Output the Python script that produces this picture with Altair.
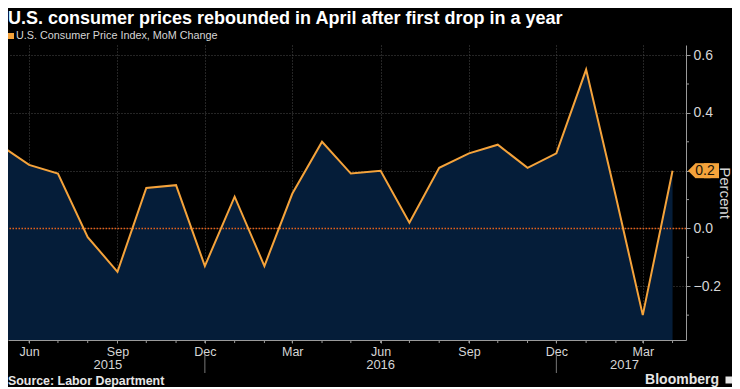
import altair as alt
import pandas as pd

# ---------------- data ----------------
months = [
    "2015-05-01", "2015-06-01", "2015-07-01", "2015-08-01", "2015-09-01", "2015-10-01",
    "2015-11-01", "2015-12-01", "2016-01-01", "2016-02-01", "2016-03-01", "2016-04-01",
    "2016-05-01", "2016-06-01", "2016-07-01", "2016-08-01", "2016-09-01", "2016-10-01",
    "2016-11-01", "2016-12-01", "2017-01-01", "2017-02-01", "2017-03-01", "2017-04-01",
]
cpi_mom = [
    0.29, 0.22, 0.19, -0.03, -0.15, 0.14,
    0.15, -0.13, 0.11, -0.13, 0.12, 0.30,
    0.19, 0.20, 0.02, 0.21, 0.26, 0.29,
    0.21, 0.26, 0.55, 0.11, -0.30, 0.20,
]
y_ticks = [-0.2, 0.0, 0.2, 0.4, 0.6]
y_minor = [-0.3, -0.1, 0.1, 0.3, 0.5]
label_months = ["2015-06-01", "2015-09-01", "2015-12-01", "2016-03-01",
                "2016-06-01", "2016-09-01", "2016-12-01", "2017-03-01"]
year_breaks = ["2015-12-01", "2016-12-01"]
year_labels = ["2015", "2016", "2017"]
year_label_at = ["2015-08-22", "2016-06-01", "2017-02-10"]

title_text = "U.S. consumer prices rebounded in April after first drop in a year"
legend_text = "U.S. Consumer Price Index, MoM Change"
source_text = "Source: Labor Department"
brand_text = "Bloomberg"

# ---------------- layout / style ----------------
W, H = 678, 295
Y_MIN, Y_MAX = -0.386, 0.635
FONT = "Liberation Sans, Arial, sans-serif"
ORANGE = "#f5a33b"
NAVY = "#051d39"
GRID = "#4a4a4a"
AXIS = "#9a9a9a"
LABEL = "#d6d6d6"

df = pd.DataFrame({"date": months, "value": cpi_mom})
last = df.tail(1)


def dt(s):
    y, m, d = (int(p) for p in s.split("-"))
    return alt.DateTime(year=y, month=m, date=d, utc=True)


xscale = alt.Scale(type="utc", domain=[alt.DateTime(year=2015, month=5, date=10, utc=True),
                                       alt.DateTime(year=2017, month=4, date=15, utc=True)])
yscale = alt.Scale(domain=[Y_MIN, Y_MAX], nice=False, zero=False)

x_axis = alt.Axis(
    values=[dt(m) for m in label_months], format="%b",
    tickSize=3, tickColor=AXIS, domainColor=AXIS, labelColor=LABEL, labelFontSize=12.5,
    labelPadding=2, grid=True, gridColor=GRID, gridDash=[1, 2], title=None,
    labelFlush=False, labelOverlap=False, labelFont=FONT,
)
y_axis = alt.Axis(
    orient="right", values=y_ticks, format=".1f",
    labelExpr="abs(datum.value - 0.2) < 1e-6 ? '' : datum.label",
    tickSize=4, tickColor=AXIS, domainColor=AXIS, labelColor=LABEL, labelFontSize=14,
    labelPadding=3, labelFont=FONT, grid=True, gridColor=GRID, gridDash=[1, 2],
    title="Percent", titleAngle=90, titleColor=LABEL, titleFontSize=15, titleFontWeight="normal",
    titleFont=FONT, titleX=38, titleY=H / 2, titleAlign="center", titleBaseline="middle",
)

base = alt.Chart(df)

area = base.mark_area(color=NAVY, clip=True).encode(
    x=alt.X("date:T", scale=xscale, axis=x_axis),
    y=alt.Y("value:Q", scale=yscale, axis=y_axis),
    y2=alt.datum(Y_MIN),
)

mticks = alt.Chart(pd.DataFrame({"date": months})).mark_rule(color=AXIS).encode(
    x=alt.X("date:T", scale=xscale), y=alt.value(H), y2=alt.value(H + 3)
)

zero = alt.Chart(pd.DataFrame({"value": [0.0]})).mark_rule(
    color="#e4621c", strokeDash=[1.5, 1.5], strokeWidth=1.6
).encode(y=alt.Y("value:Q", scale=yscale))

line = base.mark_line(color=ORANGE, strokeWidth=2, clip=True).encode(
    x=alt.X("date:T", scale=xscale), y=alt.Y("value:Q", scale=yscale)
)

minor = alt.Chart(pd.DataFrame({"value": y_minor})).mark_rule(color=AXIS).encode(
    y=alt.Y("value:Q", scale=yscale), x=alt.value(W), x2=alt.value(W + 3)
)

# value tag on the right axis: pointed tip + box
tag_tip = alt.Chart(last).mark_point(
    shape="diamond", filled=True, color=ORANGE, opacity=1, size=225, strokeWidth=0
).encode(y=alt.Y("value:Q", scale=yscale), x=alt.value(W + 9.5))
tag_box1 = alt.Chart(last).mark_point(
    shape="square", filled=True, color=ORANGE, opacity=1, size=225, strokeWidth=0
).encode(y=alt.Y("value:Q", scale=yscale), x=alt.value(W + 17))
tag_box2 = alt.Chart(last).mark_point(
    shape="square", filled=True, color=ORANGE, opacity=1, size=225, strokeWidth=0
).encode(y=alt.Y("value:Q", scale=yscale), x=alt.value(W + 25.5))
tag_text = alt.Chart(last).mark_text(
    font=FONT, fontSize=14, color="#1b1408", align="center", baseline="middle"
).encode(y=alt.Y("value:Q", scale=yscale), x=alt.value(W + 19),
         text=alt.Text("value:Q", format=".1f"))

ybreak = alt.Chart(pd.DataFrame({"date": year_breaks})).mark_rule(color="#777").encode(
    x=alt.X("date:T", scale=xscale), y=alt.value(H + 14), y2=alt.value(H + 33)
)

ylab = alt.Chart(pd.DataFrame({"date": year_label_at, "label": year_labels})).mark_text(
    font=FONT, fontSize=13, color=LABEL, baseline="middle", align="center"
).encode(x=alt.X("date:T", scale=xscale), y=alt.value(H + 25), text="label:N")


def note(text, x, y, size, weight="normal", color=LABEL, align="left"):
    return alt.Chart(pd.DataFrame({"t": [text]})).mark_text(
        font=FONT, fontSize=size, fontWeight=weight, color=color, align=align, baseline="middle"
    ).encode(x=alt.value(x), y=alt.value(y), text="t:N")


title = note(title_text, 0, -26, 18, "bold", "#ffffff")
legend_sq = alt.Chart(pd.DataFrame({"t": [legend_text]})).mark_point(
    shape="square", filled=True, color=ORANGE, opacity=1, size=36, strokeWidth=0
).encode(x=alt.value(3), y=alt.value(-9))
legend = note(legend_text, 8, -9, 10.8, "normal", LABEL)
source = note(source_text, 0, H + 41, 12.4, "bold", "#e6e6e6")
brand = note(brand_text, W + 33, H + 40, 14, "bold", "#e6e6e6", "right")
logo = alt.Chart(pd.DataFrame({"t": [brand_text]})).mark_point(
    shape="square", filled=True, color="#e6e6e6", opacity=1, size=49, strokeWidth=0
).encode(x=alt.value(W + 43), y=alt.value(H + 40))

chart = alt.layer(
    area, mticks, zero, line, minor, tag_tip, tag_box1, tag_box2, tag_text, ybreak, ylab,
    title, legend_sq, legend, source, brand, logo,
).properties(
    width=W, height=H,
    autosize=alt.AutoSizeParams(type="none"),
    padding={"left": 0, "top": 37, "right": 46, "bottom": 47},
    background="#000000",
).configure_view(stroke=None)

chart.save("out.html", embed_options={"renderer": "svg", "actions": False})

━━━━━━

AIM:
All the lines above are to be given again exactly as they read, with the pictures removed.

WRITTEN ANSWER:
Output the Python script that produces this picture with Altair.
import altair as alt
import pandas as pd

# ---------------- data ----------------
months = [
    "2015-05-01", "2015-06-01", "2015-07-01", "2015-08-01", "2015-09-01", "2015-10-01",
    "2015-11-01", "2015-12-01", "2016-01-01", "2016-02-01", "2016-03-01", "2016-04-01",
    "2016-05-01", "2016-06-01", "2016-07-01", "2016-08-01", "2016-09-01", "2016-10-01",
    "2016-11-01", "2016-12-01", "2017-01-01", "2017-02-01", "2017-03-01", "2017-04-01",
]
cpi_mom = [
    0.29, 0.22, 0.19, -0.03, -0.15, 0.14,
    0.15, -0.13, 0.11, -0.13, 0.12, 0.30,
    0.19, 0.20, 0.02, 0.21, 0.26, 0.29,
    0.21, 0.26, 0.55, 0.11, -0.30, 0.20,
]
y_ticks = [-0.2, 0.0, 0.2, 0.4, 0.6]
y_minor = [-0.3, -0.1, 0.1, 0.3, 0.5]
label_months = ["2015-06-01", "2015-09-01", "2015-12-01", "2016-03-01",
                "2016-06-01", "2016-09-01", "2016-12-01", "2017-03-01"]
year_breaks = ["2015-12-01", "2016-12-01"]
year_labels = ["2015", "2016", "2017"]
year_label_at = ["2015-08-22", "2016-06-01", "2017-02-10"]

title_text = "U.S. consumer prices rebounded in April after first drop in a year"
legend_text = "U.S. Consumer Price Index, MoM Change"
source_text = "Source: Labor Department"
brand_text = "Bloomberg"

# ---------------- layout / style ----------------
W, H = 678, 295
Y_MIN, Y_MAX = -0.386, 0.635
FONT = "Liberation Sans, Arial, sans-serif"
ORANGE = "#f5a33b"
NAVY = "#051d39"
GRID = "#4a4a4a"
AXIS = "#9a9a9a"
LABEL = "#d6d6d6"

df = pd.DataFrame({"date": months, "value": cpi_mom})
last = df.tail(1)


def dt(s):
    y, m, d = (int(p) for p in s.split("-"))
    return alt.DateTime(year=y, month=m, date=d, utc=True)


xscale = alt.Scale(type="utc", domain=[alt.DateTime(year=2015, month=5, date=10, utc=True),
                                       alt.DateTime(year=2017, month=4, date=15, utc=True)])
yscale = alt.Scale(domain=[Y_MIN, Y_MAX], nice=False, zero=False)

x_axis = alt.Axis(
    values=[dt(m) for m in label_months], format="%b",
    tickSize=3, tickColor=AXIS, domainColor=AXIS, labelColor=LABEL, labelFontSize=12.5,
    labelPadding=2, grid=True, gridColor=GRID, gridDash=[1, 2], title=None,
    labelFlush=False, labelOverlap=False, labelFont=FONT,
)
y_axis = alt.Axis(
    orient="right", values=y_ticks, format=".1f",
    labelExpr="abs(datum.value - 0.2) < 1e-6 ? '' : datum.label",
    tickSize=4, tickColor=AXIS, domainColor=AXIS, labelColor=LABEL, labelFontSize=14,
    labelPadding=3, labelFont=FONT, grid=True, gridColor=GRID, gridDash=[1, 2],
    title="Percent", titleAngle=90, titleColor=LABEL, titleFontSize=15, titleFontWeight="normal",
    titleFont=FONT, titleX=38, titleY=H / 2, titleAlign="center", titleBaseline="middle",
)

base = alt.Chart(df)

area = base.mark_area(color=NAVY, clip=True).encode(
    x=alt.X("date:T", scale=xscale, axis=x_axis),
    y=alt.Y("value:Q", scale=yscale, axis=y_axis),
    y2=alt.datum(Y_MIN),
)

mticks = alt.Chart(pd.DataFrame({"date": months})).mark_rule(color=AXIS).encode(
    x=alt.X("date:T", scale=xscale), y=alt.value(H), y2=alt.value(H + 3)
)

zero = alt.Chart(pd.DataFrame({"value": [0.0]})).mark_rule(
    color="#e4621c", strokeDash=[1.5, 1.5], strokeWidth=1.6
).encode(y=alt.Y("value:Q", scale=yscale))

line = base.mark_line(color=ORANGE, strokeWidth=2, clip=True).encode(
    x=alt.X("date:T", scale=xscale), y=alt.Y("value:Q", scale=yscale)
)

minor = alt.Chart(pd.DataFrame({"value": y_minor})).mark_rule(color=AXIS).encode(
    y=alt.Y("value:Q", scale=yscale), x=alt.value(W), x2=alt.value(W + 3)
)

# value tag on the right axis: pointed tip + box
tag_tip = alt.Chart(last).mark_point(
    shape="diamond", filled=True, color=ORANGE, opacity=1, size=225, strokeWidth=0
).encode(y=alt.Y("value:Q", scale=yscale), x=alt.value(W + 9.5))
tag_box1 = alt.Chart(last).mark_point(
    shape="square", filled=True, color=ORANGE, opacity=1, size=225, strokeWidth=0
).encode(y=alt.Y("value:Q", scale=yscale), x=alt.value(W + 17))
tag_box2 = alt.Chart(last).mark_point(
    shape="square", filled=True, color=ORANGE, opacity=1, size=225, strokeWidth=0
).encode(y=alt.Y("value:Q", scale=yscale), x=alt.value(W + 25.5))
tag_text = alt.Chart(last).mark_text(
    font=FONT, fontSize=14, color="#1b1408", align="center", baseline="middle"
).encode(y=alt.Y("value:Q", scale=yscale), x=alt.value(W + 19),
         text=alt.Text("value:Q", format=".1f"))

ybreak = alt.Chart(pd.DataFrame({"date": year_breaks})).mark_rule(color="#777").encode(
    x=alt.X("date:T", scale=xscale), y=alt.value(H + 14), y2=alt.value(H + 33)
)

ylab = alt.Chart(pd.DataFrame({"date": year_label_at, "label": year_labels})).mark_text(
    font=FONT, fontSize=13, color=LABEL, baseline="middle", align="center"
).encode(x=alt.X("date:T", scale=xscale), y=alt.value(H + 25), text="label:N")


def note(text, x, y, size, weight="normal", color=LABEL, align="left"):
    return alt.Chart(pd.DataFrame({"t": [text]})).mark_text(
        font=FONT, fontSize=size, fontWeight=weight, color=color, align=align, baseline="middle"
    ).encode(x=alt.value(x), y=alt.value(y), text="t:N")


title = note(title_text, 0, -26, 18, "bold", "#ffffff")
legend_sq = alt.Chart(pd.DataFrame({"t": [legend_text]})).mark_point(
    shape="square", filled=True, color=ORANGE, opacity=1, size=36, strokeWidth=0
).encode(x=alt.value(3), y=alt.value(-9))
legend = note(legend_text, 8, -9, 10.8, "normal", LABEL)
source = note(source_text, 0, H + 41, 12.4, "bold", "#e6e6e6")
brand = note(brand_text, W + 33, H + 40, 14, "bold", "#e6e6e6", "right")
logo = alt.Chart(pd.DataFrame({"t": [brand_text]})).mark_point(
    shape="square", filled=True, color="#e6e6e6", opacity=1, size=49, strokeWidth=0
).encode(x=alt.value(W + 43), y=alt.value(H + 40))

chart = alt.layer(
    area, mticks, zero, line, minor, tag_tip, tag_box1, tag_box2, tag_text, ybreak, ylab,
    title, legend_sq, legend, source, brand, logo,
).properties(
    width=W, height=H,
    autosize=alt.AutoSizeParams(type="none"),
    padding={"left": 0, "top": 37, "right": 46, "bottom": 47},
    background="#000000",
).configure_view(stroke=None)

chart.save("out.html", embed_options={"renderer": "svg", "actions": False})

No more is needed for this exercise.